VERA – Fui presa em março de 1970, numa ação de panfletagem junto com o Zílio, o Daniel Aarão Reis e a Regina Toscano. […] Fomos todos muito torturados. Eu levei um tiro na cabeça, tive uma convulsão cerebral, muita tortura psicológica também — estou pagando até hoje por isso. A tortura foi enlouquecedora. Não sabia que dia, que hora era; quando eles me mostraram diante de um espelho, não me reconheci. Também não disse o que eles queriam e acho que foi melhor para a minha cabeça. Não acho que exista isso de heroísmo, depende de cada um, de como você se sente. Nossa organização era muito ética, acho que a geração 1969 lutava por uma ética, uma estética, que continua até agora. […] Acho que deixamos legados éticos, estéticos, que você tem de lutar contra o lancelote de espada na mão. A tortura é uma punição que te culpabiliza para o resto da vida e, para quem cedeu, é mais dura ainda. Foi muito barra-pesada. Fiquei sem andar por causa do pau-de-arara, muitas horas com os pés e as mãos amarrados, pendurada, levando choque. Mas quando cheguei em Argel me recuperei logo. […]
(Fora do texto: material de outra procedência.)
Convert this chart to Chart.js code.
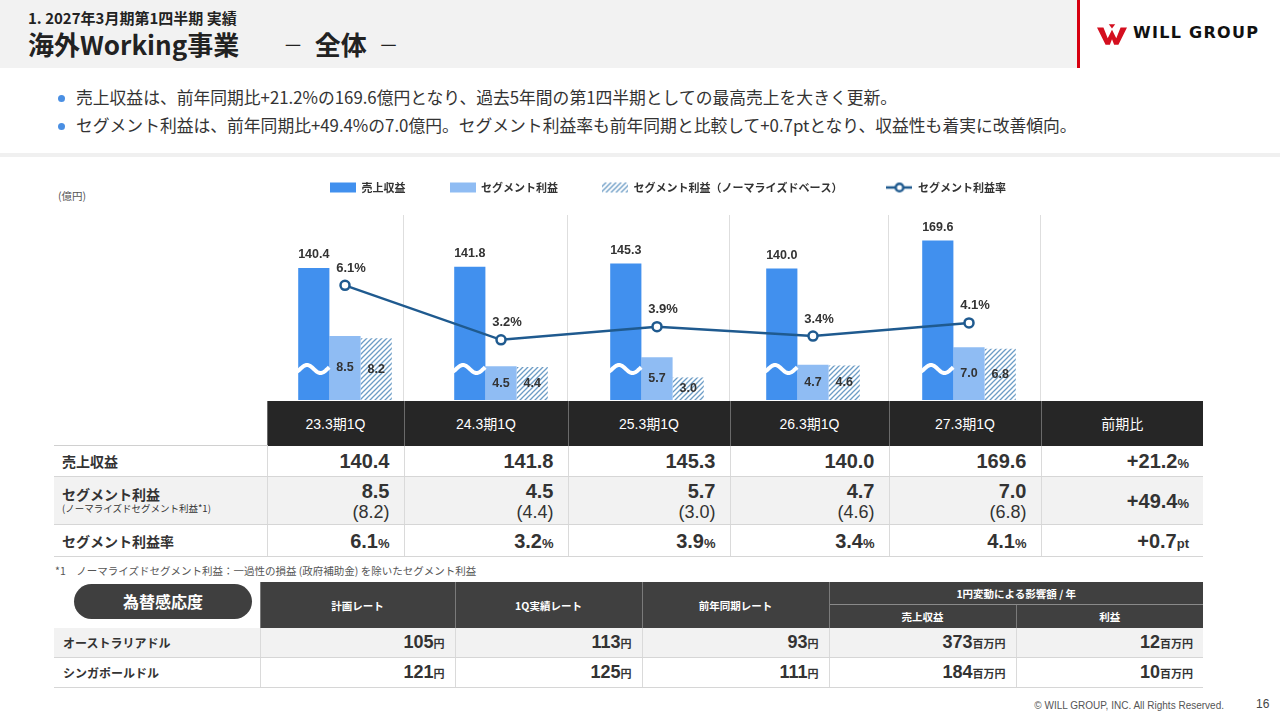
<!DOCTYPE html>
<html lang="ja">
<head>
<meta charset="utf-8">
<script src="https://cdn.jsdelivr.net/npm/chart.js@4.4.1/dist/chart.umd.min.js"></script>
<style>
	body { margin: 0; background: #fff; }
	#slide { position: relative; width: 1280px; height: 720px; overflow: hidden; font-family: "Noto Sans CJK JP", "Noto Sans", sans-serif; color: #333; }
	.num { font-family: "Liberation Sans", "Noto Sans CJK JP", sans-serif; }
	#band { position: absolute; left: 0; top: 0; width: 1078px; height: 68px; background: #f2f2f2; }
	#redline { position: absolute; left: 1077px; top: 0; width: 3px; height: 68px; background: #d7000f; }
	#subTitle { position: absolute; left: 28px; top: 7px; font-size: 15px; font-weight: 700; color: #222; }
	#mainTitle { position: absolute; left: 28px; top: 25px; font-size: 26px; font-weight: 700; color: #222; white-space: pre; }
	#mainTitle .dash { font-weight: 400; font-size: 20px; vertical-align: 2px; }
	#logo { position: absolute; left: 1097px; top: 24px; }
	#logoText { position: absolute; left: 1133px; top: 23px; font-family: "DejaVu Sans", sans-serif; font-weight: 700; font-size: 16px; letter-spacing: 1.3px; color: #111; }
	.bullet { position: absolute; left: 76px; font-size: 16.8px; color: #333; white-space: nowrap; }
	.dot { position: absolute; left: 58px; width: 7px; height: 7px; border-radius: 50%; background: #4a8fe3; }
	#sep { position: absolute; left: 0; top: 153px; width: 1280px; height: 4px; background: #f0f0f0; }
	#unit { position: absolute; left: 58px; top: 188px; font-size: 10.5px; color: #555; }
	#chartBox { position: absolute; left: 257px; top: 138px; }
	.vline { position: absolute; top: 215px; width: 1px; height: 186px; background: #dedede; }

	table { border-collapse: collapse; table-layout: fixed; position: absolute; left: 54px; }
	#perf { top: 401px; width: 1149px; }
	#perf th { background: #262626; color: #fff; font-weight: 400; font-size: 14px; height: 44px; padding: 0; border-left: 1px solid #6a6a6a; }
	#perf th.blank { background: #fff; border: none; border-bottom: 1px solid #d0d0d0; }
	#perf td { padding: 0 14px 0 0; text-align: right; border-left: 1px solid #dadada; border-bottom: 1px solid #d6d6d6; line-height: 1; }
	#perf td.lbl { text-align: left; padding-left: 8px; border-left: none; font-weight: 700; font-size: 14px; }
	#perf tr.r1 td { height: 30px; }
	#perf tr.r2 td { height: 47px; background: #f2f2f2; }
	#perf tr.r3 td { height: 31px; }
	.big { font-weight: 700; font-size: 20px; }
	.paren { font-size: 18px; display: block; margin-top: 2px; }
	.pc { font-weight: 700; font-size: 13px; }
	.small { font-size: 9.5px; font-weight: 400; display: block; margin-top: 3px; }

	#note { position: absolute; left: 55px; top: 563px; font-size: 10.5px; color: #555; white-space: pre; }

	#fx { top: 582px; width: 1149px; }
	#fx th { background: #404040; color: #fff; font-weight: 700; font-size: 10.5px; padding: 0; border-left: 1px solid #7a7a7a; }
	#fx th.blank { background: #fff; border: none; }
	#fx tr.h1 th { height: 22px; }
	#fx tr.h2 th { height: 23px; border-top: 1px solid #8a8a8a; }
	#fx td { height: 29px; padding: 0 10px 0 0; text-align: right; border-left: 1px solid #dadada; border-bottom: 1px solid #d6d6d6; }
	#fx td.lbl { text-align: left; padding-left: 9px; border-left: none; font-weight: 700; font-size: 12px; }
	#fx tr.odd td { background: #f2f2f2; }
	.fxv { font-weight: 700; font-size: 18px; }
	.yen { font-size: 11px; font-weight: 700; }
	#pill { position: absolute; left: 74px; top: 584px; width: 178px; height: 35px; border-radius: 18px; background: #3f3f3f; color: #fff; font-weight: 700; font-size: 16px; text-align: center; line-height: 35px; }

	#copy { position: absolute; right: 56px; top: 700px; font-size: 10px; color: #555; }
	#page { position: absolute; left: 1256px; top: 697px; font-size: 12px; color: #444; }
</style>
</head>
<body>
<div id="slide">
	<div id="band"></div>
	<div id="redline"></div>
	<div id="subTitle">1. 2027年3月期第1四半期 実績</div>
	<div id="mainTitle">海外Working事業　   <span class="dash">－</span>  全体  <span class="dash">－</span></div>
	<svg id="logo" width="30" height="22" viewBox="0 0 28 20">
		<path d="M0 3 L6 3 L10 13 L14 5 L18 13 L22 3 L28 3 L20 19 L16 19 L14 14 L12 19 L8 19 Z M11 0 L14 4 L17 0 Z" fill="#d40f1f"/>
	</svg>
	<div id="logoText">WILL GROUP</div>

	<div class="dot" style="top:95px"></div>
	<div class="bullet" style="top:85px">売上収益は、前年同期比+21.2%の169.6億円となり、過去5年間の第1四半期としての最高売上を大きく更新。</div>
	<div class="dot" style="top:123px"></div>
	<div class="bullet" style="top:113px">セグメント利益は、前年同期比+49.4%の7.0億円。セグメント利益率も前年同期と比較して+0.7ptとなり、収益性も着実に改善傾向。</div>
	<div id="sep"></div>

	<div id="unit">(億円)</div>
	<div id="vlines"></div>
	<div id="chartBox"><canvas id="segChart" width="822" height="262"></canvas></div>

	<table id="perf"></table>
	<div id="note">*1　ノーマライズドセグメント利益：一過性の損益 (政府補助金) を除いたセグメント利益</div>

	<table id="fx"></table>
	<div id="pill">為替感応度</div>

	<div id="copy" class="num">© WILL GROUP, INC. All Rights Reserved.</div>
	<div id="page" class="num">16</div>
</div>

<script>
const periods = ["23.3期1Q", "24.3期1Q", "25.3期1Q", "26.3期1Q", "27.3期1Q"];
const revenue = [140.4, 141.8, 145.3, 140.0, 169.6];
const segmentProfit = [8.5, 4.5, 5.7, 4.7, 7.0];
const normalizedProfit = [8.2, 4.4, 3.0, 4.6, 6.8];
const profitRate = [6.1, 3.2, 3.9, 3.4, 4.1];
const seriesNames = ["売上収益", "セグメント利益", "セグメント利益（ノーマライズドベース）", "セグメント利益率"];
const yoyRevenue = "+21.2";
const yoyProfit = "+49.4";
const yoyRate = "+0.7";

const fxCurrencies = ["オーストラリアドル", "シンガポールドル"];
const fxPlanRate = [105, 121];
const fxActualRate = [113, 125];
const fxPrevRate = [93, 111];
const fxRevenueImpact = [373, 184];
const fxProfitImpact = [12, 10];

const REV_COLOR = "#4190ee";
const PROFIT_COLOR = "#8fbcf3";
const LINE_COLOR = "#1f5a8f";
const HATCH_COLOR = "#6d9dc6";

// column widths of the results table (label column first)
const perfCols = [213, 137, 164, 162, 159, 152, 162];
const fxCols = [206, 195, 187, 187, 187, 187];

function hatchTile() {
	const t = document.createElement("canvas");
	t.width = 5;
	t.height = 5;
	const g = t.getContext("2d");
	g.fillStyle = "#fff";
	g.fillRect(0, 0, 5, 5);
	g.strokeStyle = HATCH_COLOR;
	g.lineWidth = 1.3;
	g.beginPath();
	g.moveTo(-1, 6); g.lineTo(6, -1);
	g.moveTo(-1, 1); g.lineTo(1, -1);
	g.moveTo(4, 6); g.lineTo(6, 4);
	g.stroke();
	return t;
}

function legendIcon(kind) {
	const c = document.createElement("canvas");
	c.width = 26;
	c.height = 12;
	const g = c.getContext("2d");
	if (kind === "line") {
		g.strokeStyle = LINE_COLOR;
		g.lineWidth = 2.5;
		g.beginPath();
		g.moveTo(0, 6);
		g.lineTo(26, 6);
		g.stroke();
		g.fillStyle = "#fff";
		g.beginPath();
		g.arc(13, 6, 3.8, 0, Math.PI * 2);
		g.fill();
		g.stroke();
	} else {
		g.fillStyle = kind === "hatch" ? g.createPattern(hatchTile(), "repeat") : kind;
		g.fillRect(0, 1, 26, 10);
	}
	return c;
}

// chart area column separators follow the table columns
let acc = 54 + perfCols[0];
let lines = "";
for (let i = 1; i < perfCols.length - 1; i++) {
	acc += perfCols[i];
	lines += `<div class="vline" style="left:${acc - 1}px"></div>`;
}
document.getElementById("vlines").innerHTML = lines;

// results table
function cols(widths) {
	return "<colgroup>" + widths.map((w) => `<col style="width:${w}px">`).join("") + "</colgroup>";
}
let perf = cols(perfCols);
perf += `<tr><th class="blank"></th>${periods.map((p) => `<th class="num">${p}</th>`).join("")}<th>前期比</th></tr>`;
perf += `<tr class="r1"><td class="lbl">売上収益</td>${revenue
	.map((v) => `<td class="num"><span class="big">${v.toFixed(1)}</span></td>`)
	.join("")}<td class="num"><span class="big">${yoyRevenue}</span><span class="pc">%</span></td></tr>`;
perf += `<tr class="r2"><td class="lbl">セグメント利益<span class="small">(ノーマライズドセグメント利益*1)</span></td>${segmentProfit
	.map(
		(v, i) =>
			`<td class="num"><span class="big">${v.toFixed(1)}</span><span class="paren">(${normalizedProfit[i].toFixed(1)})</span></td>`
	)
	.join("")}<td class="num"><span class="big">${yoyProfit}</span><span class="pc">%</span></td></tr>`;
perf += `<tr class="r3"><td class="lbl">セグメント利益率</td>${profitRate
	.map((v) => `<td class="num"><span class="big">${v.toFixed(1)}</span><span class="pc">%</span></td>`)
	.join("")}<td class="num"><span class="big">${yoyRate}</span><span class="pc">pt</span></td></tr>`;
document.getElementById("perf").innerHTML = perf;

// fx sensitivity table
let fx = cols(fxCols);
fx += `<tr class="h1"><th class="blank" rowspan="2"></th><th rowspan="2">計画レート</th><th rowspan="2">1Q実績レート</th><th rowspan="2">前年同期レート</th><th colspan="2">1円変動による影響額 / 年</th></tr>`;
fx += `<tr class="h2"><th>売上収益</th><th>利益</th></tr>`;
fxCurrencies.forEach((name, i) => {
	const yen = (v) => `<td class="num"><span class="fxv">${v}</span><span class="yen">円</span></td>`;
	const mil = (v) => `<td class="num"><span class="fxv">${v}</span><span class="yen">百万円</span></td>`;
	fx += `<tr class="${i === 0 ? "odd" : ""}"><td class="lbl">${name}</td>${yen(fxPlanRate[i])}${yen(fxActualRate[i])}${yen(
		fxPrevRate[i]
	)}${mil(fxRevenueImpact[i])}${mil(fxProfitImpact[i])}</tr>`;
});
document.getElementById("fx").innerHTML = fx;

// extra space under the legend
const legendGap = {
	id: "legendGap",
	beforeInit(chart) {
		if (!chart.legend) return;
		const fit = chart.legend.fit;
		chart.legend.fit = function () {
			fit.call(this);
			this.height += 9;
		};
	},
};

// value labels and the broken-axis waves on the revenue bars
const barMarks = {
	id: "barMarks",
	afterDatasetsDraw(chart) {
		const ctx = chart.ctx;
		ctx.save();

		chart.getDatasetMeta(0).data.forEach((bar) => {
			const left = bar.x - bar.width / 2;
			const cy = bar.base - 31;
			const period = bar.width * 0.87;
			ctx.strokeStyle = "#fff";
			ctx.lineWidth = 4;
			ctx.beginPath();
			for (let x = left - 1; x <= left + bar.width; x += 0.5) {
				const y = cy - 4 * Math.sin(((x - left - 2) / period) * Math.PI * 2);
				if (x === left - 1) ctx.moveTo(x, y);
				else ctx.lineTo(x, y);
			}
			ctx.stroke();
		});

		ctx.fillStyle = "#333";
		ctx.textAlign = "center";
		ctx.textBaseline = "middle";
		ctx.font = "bold 12.5px 'Liberation Sans', Arial, sans-serif";

		chart.getDatasetMeta(0).data.forEach((bar, i) => {
			ctx.fillText(revenue[i].toFixed(1), bar.x, bar.y - 13);
		});
		[1, 2].forEach((di) => {
			const values = chart.data.datasets[di].data;
			chart.getDatasetMeta(di).data.forEach((bar, i) => {
				ctx.fillText(values[i].toFixed(1), bar.x, (bar.y + bar.base) / 2);
			});
		});
		ctx.font = "bold 13px 'Liberation Sans', Arial, sans-serif";
		chart.getDatasetMeta(3).data.forEach((pt, i) => {
			ctx.fillText(profitRate[i].toFixed(1) + "%", pt.x + 6, pt.y - 17);
		});
		ctx.restore();
	},
};

const ctx = document.getElementById("segChart").getContext("2d");
const hatch = ctx.createPattern(hatchTile(), "repeat");
const icons = [legendIcon(REV_COLOR), legendIcon(PROFIT_COLOR), legendIcon("hatch"), legendIcon("line")];

new Chart(ctx, {
	type: "bar",
	data: {
		labels: periods,
		datasets: [
			{
				label: seriesNames[0],
				data: revenue,
				yAxisID: "yRev",
				backgroundColor: REV_COLOR,
				categoryPercentage: 0.6,
				barPercentage: 1,
				order: 1,
			},
			{
				label: seriesNames[1],
				data: segmentProfit,
				yAxisID: "yProf",
				backgroundColor: PROFIT_COLOR,
				categoryPercentage: 0.6,
				barPercentage: 1,
				order: 1,
			},
			{
				label: seriesNames[2],
				data: normalizedProfit,
				yAxisID: "yProf",
				backgroundColor: hatch,
				categoryPercentage: 0.6,
				barPercentage: 1,
				order: 1,
			},
			{
				type: "line",
				label: seriesNames[3],
				data: profitRate,
				yAxisID: "yRate",
				borderColor: LINE_COLOR,
				borderWidth: 2.5,
				pointRadius: 4.5,
				pointBorderWidth: 2.5,
				pointBackgroundColor: "#fff",
				pointBorderColor: LINE_COLOR,
				tension: 0,
				order: 0,
			},
		],
	},
	options: {
		responsive: false,
		animation: false,
		layout: { padding: 0, autoPadding: false },
		plugins: {
			legend: {
				position: "top",
				labels: {
					usePointStyle: true,
					pointStyleWidth: 26,
					padding: 44,
					color: "#333",
					font: { family: "'Noto Sans CJK JP', sans-serif", size: 11, weight: "bold" },
					generateLabels: (chart) =>
						chart.data.datasets.map((ds, i) => ({
							text: ds.label,
							pointStyle: icons[i],
							datasetIndex: i,
							hidden: false,
							fontColor: "#333",
							lineWidth: 0,
							strokeStyle: "rgba(0,0,0,0)",
							fillStyle: "rgba(0,0,0,0)",
						})),
				},
			},
			tooltip: { enabled: false },
		},
		scales: {
			x: { display: false },
			yRev: {
				position: "left",
				min: 0,
				max: 200,
				grid: { display: false },
				border: { display: false },
				ticks: { display: false },
				afterFit: (s) => {
					s.width = 10;
				},
			},
			yProf: { display: false, min: 0, max: 25 },
			yRate: {
				position: "right",
				min: 0,
				max: 10,
				grid: { display: false },
				border: { display: false },
				ticks: { display: false },
				afterFit: (s) => {
					s.width = 32;
				},
			},
		},
	},
	plugins: [legendGap, barMarks],
});
</script>
</body>
</html>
ESTADO – Você se deparou com torturadores que, aparentemente, tinham angústias, como no filme?

VERA – Na minha tortura, não havia nada de angústia dos torturadores. Diziam-me que eu seria torturada como Jesus Cristo, era uma Sexta-Feira Santa. Eu tive uma atitude como homem, de me fazer mais forte do que eu era. […] o torturador é um ser humano, com a função específica de destruir-nos, e eles conseguiram destruir muita gente. Era uma pseudoguerra. Nós de um lado, armados, e eles de outro, superarmados. Eles nos colocaram numa situação de humilhação total. […] Eles não eram débeis mentais, montaram um esquema. Os chefes da tortura não foram pegos. Tinha o Zambinsky, que conversava comigo, o Fontenele, esses conversavam. Era um teatro. Todas as hipóteses são viáveis, mas acho que a mais viável é que eles estavam numa missão, a de nos destruir. Não me interessa uma classificação para essas pessoas. Eu estava numa posição oposta a elas na sociedade.

REIS FILHO, Daniel Aarão et alli. Versões e ficções: o seqüestro da história. São Paulo, Ed. Fundação Perseu Abramo, 1997.